We’re talking about ballets here, of course, not ugly wooden trinkets. If you want to see a traditional version of the holiday classic The Nutcracker, you can take your pick of productions full of artistry and refinement up and down the Wasatch Front at Christmastime. But if you want to see a Nutcracker that’s full of imagination and fun, the only game in town is The Redux Nut-Cracker by the Odyssey Dance Theatre. 

 


It’s not entirely accurate to refer to the Odyssey Dance Company’s version of The Nutcracker as a ballet, because ODT founder and choreographer Derryl Yeager’s production of the holiday classic is actually a contemporary dance review. Yeager has skillfully rearranged Tchaikovsky’s score for the original ballet into upbeat popular music that drives reimagined dance production numbers with a distinctly modern, hip-hop flavor. 

 

While that whole idea might seem a little sacrilegious, rest assured that the artistic team members at Odyssey Dance are masters at doing this sort of thing. In recent years, they’ve done similar treatments of the ballet Giselle, the opera Carmen and Shakespeare’s immortal romance Romeo and Juliet. This was the seventh year that ODT has been performing The Redux Nut-Cracker and the production keeps changing subtly to keep up with evolving pop culture. 

 

In The Redux Nut-Cracker, the innocent youngster Clara was transformed into a precocious teenager who gets a cell phone for Christmas rather than an old-fashioned nutcracker. The various apps on the phone then became Clara’s tickets into the culturally themed dances that follow. 

 

Bailey Evans played Clara with wild enthusiasm, leading some of the show’s most ambitious hip-hop production numbers. She co-starred with Diego Ballesteros as the magician Drasselmeyer, who served as Clara’s digital tour-guide in this updated production. 

 

Clara’s cell phone is by no means the only pop-culture addition to the original story here. The traditional Sugar Plum fairy became a biker chick in The Redux Nut-Cracker.
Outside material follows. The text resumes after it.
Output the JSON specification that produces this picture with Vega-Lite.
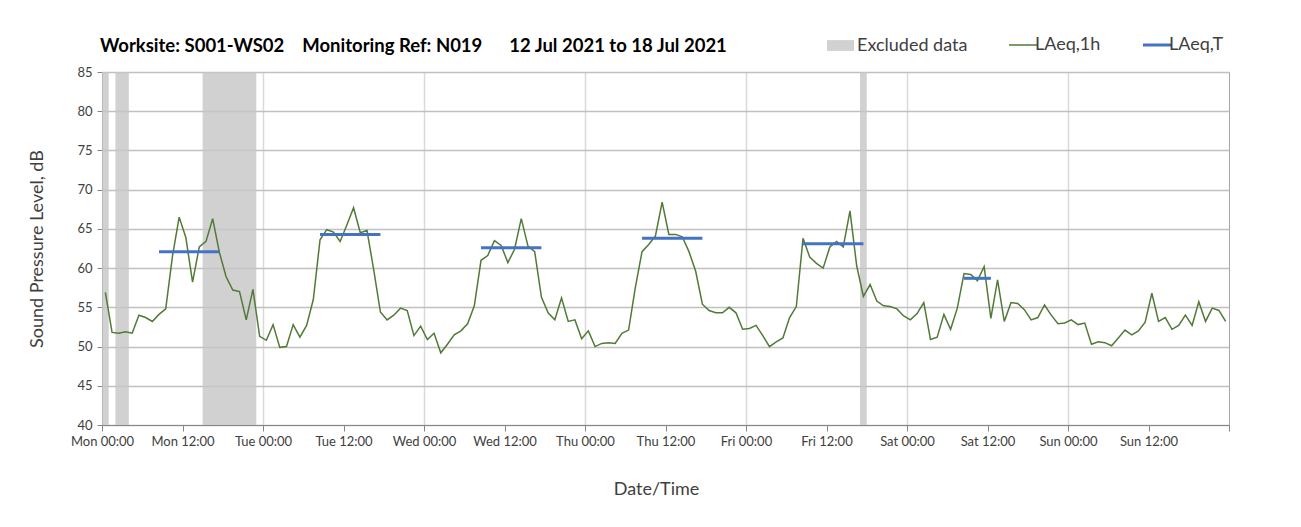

The dream battle between invading rodents and toy soldiers became a high-tech clash between robots a la Star Wars and a horde of gangsta mice. The original ballet’s Russian folk dance became a cheerful tap routine. Finally, an otherwise lovely ballet interlude was hilariously interrupted by Angry Birds from the popular video game. 

 

These kind of unexpected changes came fast and furiously in The Redux Nut-Cracker, but they didn’t hold a candle to the breathtaking dancing in this production. The combination of witty reimagining of this holiday tradition and the athletic artistry of the ODT performers made this production utterly fascinating to watch. 

 

I’m already making a note on my 2020 calendar to see The Redux Nut-Cracker again next year.